**Work to complete:** Isolate every line in the data with the string "this" and copy it.

═══ Stored rows

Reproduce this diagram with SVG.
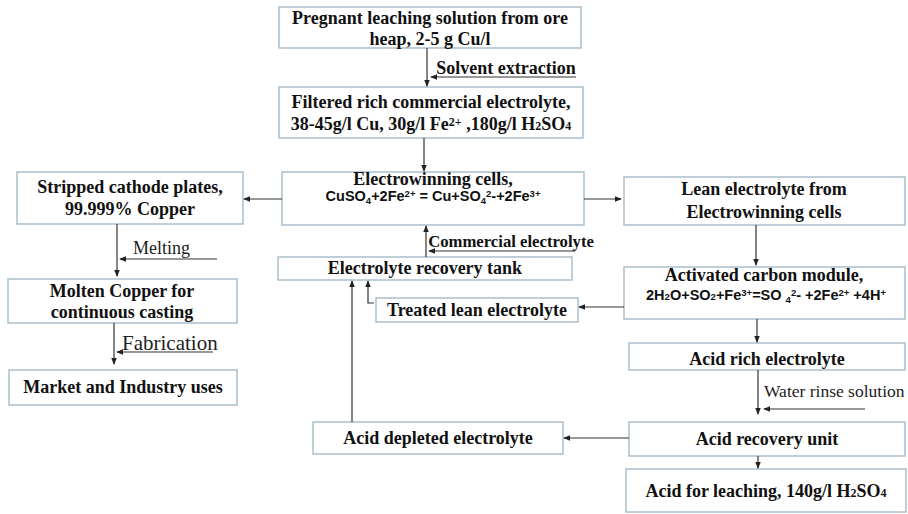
<svg xmlns="http://www.w3.org/2000/svg" width="908" height="514" viewBox="0 0 908 514">
<defs>
<marker id="ah" viewBox="0 0 8 8" refX="7" refY="4" markerWidth="7" markerHeight="7" markerUnits="userSpaceOnUse" orient="auto">
<path d="M0,0.8 L8,4 L0,7.2 Z" fill="#222"/>
</marker>
<style>
.box{fill:#fff;stroke:#9db4c3;stroke-width:1.3}
.t{font-family:"Liberation Serif","Times New Roman",serif;font-weight:bold;font-size:18px;fill:#111;text-anchor:middle}
.eq{font-family:"Liberation Sans",Arial,sans-serif;font-weight:bold;font-size:14.5px;fill:#111;text-anchor:middle}
.lbl{font-family:"Liberation Serif","Times New Roman",serif;font-size:17px;fill:#222}
.c{fill:none;stroke:#333;stroke-width:1.2}
.ca{fill:none;stroke:#333;stroke-width:1.2;marker-end:url(#ah)}
</style>
</defs>
<rect width="908" height="514" fill="#fff"/>

<g id="pregnant"><rect class="box" x="279" y="7" width="302" height="41"/>
<text class="t" x="430" y="24">Pregnant leaching solution from ore</text>
<text class="t" x="430" y="45">heap, 2-5 g Cu/l</text></g>

<g id="filtered"><rect class="box" x="279" y="87" width="304" height="51"/>
<text class="t" x="431" y="108">Filtered rich commercial electrolyte,</text>
<text class="t" x="431" y="130">38-45g/l Cu, 30g/l Fe<tspan font-size="12" baseline-shift="35%">2+</tspan> ,180g/l H<tspan font-size="12">2</tspan>SO<tspan font-size="12">4</tspan></text></g>

<g id="electrowinning"><rect class="box" x="282" y="172" width="302" height="53"/>
<text class="t" x="433" y="185">Electrowinning cells,</text>
<text class="eq" x="433" y="201">CuSO<tspan font-size="9.5" baseline-shift="-25%">4</tspan>+2Fe<tspan font-size="9.5" baseline-shift="40%">2+</tspan> = Cu+SO<tspan font-size="9.5" baseline-shift="-25%">4</tspan><tspan font-size="9.5" baseline-shift="40%">2</tspan>-+2Fe<tspan font-size="9.5" baseline-shift="40%">3+</tspan></text></g>

<g id="tank"><rect class="box" x="278" y="257" width="294" height="23"/>
<text class="t" x="425" y="274">Electrolyte recovery tank</text></g>

<g id="treated"><rect class="box" x="376" y="298" width="202" height="24"/>
<text class="t" x="477" y="316">Treated lean electrolyte</text></g>

<g id="stripped"><rect class="box" x="17" y="172" width="226" height="52"/>
<text class="t" x="130" y="193">Stripped cathode plates,</text>
<text class="t" x="130" y="215">99.999% Copper</text></g>

<g id="molten"><rect class="box" x="8" y="279" width="229" height="44"/>
<text class="t" x="122" y="297">Molten Copper for</text>
<text class="t" x="122" y="318">continuous casting</text></g>

<g id="market"><rect class="box" x="9" y="370" width="228" height="35"/>
<text class="t" x="123" y="393">Market and Industry uses</text></g>

<g id="lean"><rect class="box" x="624" y="177" width="281" height="48"/>
<text class="t" x="764" y="195">Lean electrolyte from</text>
<text class="t" x="764" y="218">Electrowinning cells</text></g>

<g id="activated"><rect class="box" x="624" y="267" width="281" height="52"/>
<text class="t" x="764" y="281">Activated carbon module,</text>
<text class="eq" x="766" y="300">2H<tspan font-size="9.5">2</tspan>O+SO<tspan font-size="9.5">2</tspan>+Fe<tspan font-size="9.5" baseline-shift="40%">3+</tspan>=SO <tspan font-size="9.5" baseline-shift="-25%">4</tspan><tspan font-size="9.5" baseline-shift="40%">2</tspan>- +2Fe<tspan font-size="9.5" baseline-shift="40%">2+</tspan> +4H<tspan font-size="9.5" baseline-shift="40%">+</tspan></text></g>

<g id="acidrich"><rect class="box" x="629" y="343" width="276" height="27"/>
<text class="t" x="767" y="365">Acid rich electrolyte</text></g>

<g id="acidrecovery"><rect class="box" x="629" y="422" width="276" height="34"/>
<text class="t" x="767" y="445">Acid recovery unit</text></g>

<g id="aciddepleted"><rect class="box" x="313" y="422" width="250" height="32"/>
<text class="t" x="438" y="444">Acid depleted electrolyte</text></g>

<g id="acidleaching"><rect class="box" x="626" y="469" width="280" height="43"/>
<text class="t" x="766" y="497">Acid for leaching, 140g/l H<tspan font-size="12">2</tspan>SO<tspan font-size="12">4</tspan></text></g>

<g id="connectors">
<line class="ca" x1="427" y1="48" x2="427" y2="86"/>
<line class="ca" x1="576" y1="77" x2="431" y2="77"/>
<line class="ca" x1="424" y1="138" x2="424" y2="171"/>
<line class="ca" x1="282" y1="199" x2="244" y2="199"/>
<line class="ca" x1="584" y1="199" x2="621" y2="199"/>
<line class="ca" x1="426" y1="257" x2="426" y2="226"/>
<line class="ca" x1="575" y1="251" x2="429" y2="251"/>
<line class="ca" x1="756" y1="225" x2="756" y2="265"/>
<line class="ca" x1="624" y1="307" x2="579" y2="307"/>
<polyline class="ca" points="374,303 368,303 368,281"/>
<line class="ca" x1="352" y1="422" x2="352" y2="281"/>
<line class="ca" x1="757" y1="319" x2="757" y2="342"/>
<line class="ca" x1="758" y1="370" x2="758" y2="414"/>
<line class="ca" x1="865" y1="409" x2="764" y2="409"/>
<line class="ca" x1="629" y1="438" x2="564" y2="438"/>
<line class="ca" x1="758" y1="456" x2="758" y2="468"/>
<line class="ca" x1="117" y1="224" x2="117" y2="276"/>
<line class="ca" x1="217" y1="259" x2="120" y2="259"/>
<line class="ca" x1="114" y1="323" x2="114" y2="364"/>
<line class="ca" x1="213" y1="352" x2="117" y2="352"/>
<text class="t" x="511" y="247" style="font-size:16.7px">Commercial electrolyte</text>
<text class="t" x="506" y="74">Solvent extraction</text>
<text class="lbl" x="133" y="254" style="font-size:18px">Melting</text>
<text class="lbl" x="122" y="350" style="font-size:21px">Fabrication</text>
<text class="lbl" x="764" y="397" style="font-size:17.5px">Water rinse solution</text>
</g>
</svg>
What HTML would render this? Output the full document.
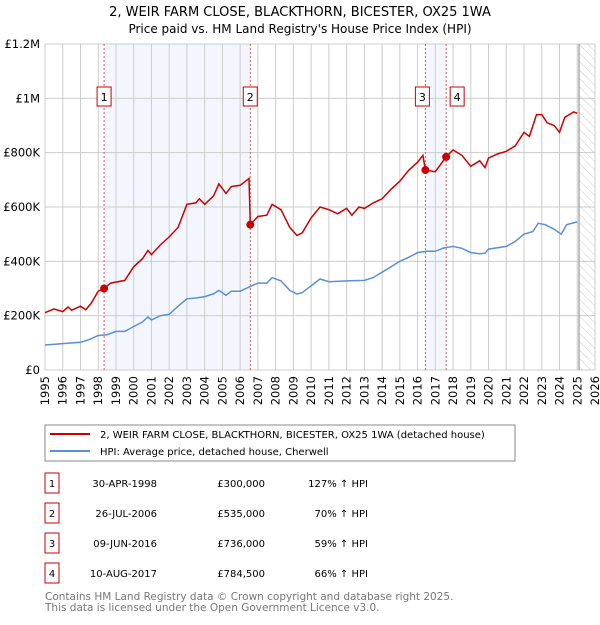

══════

**Written reply:**
Reproduce this diagram with SVG.
What HTML would render this? Output the full document.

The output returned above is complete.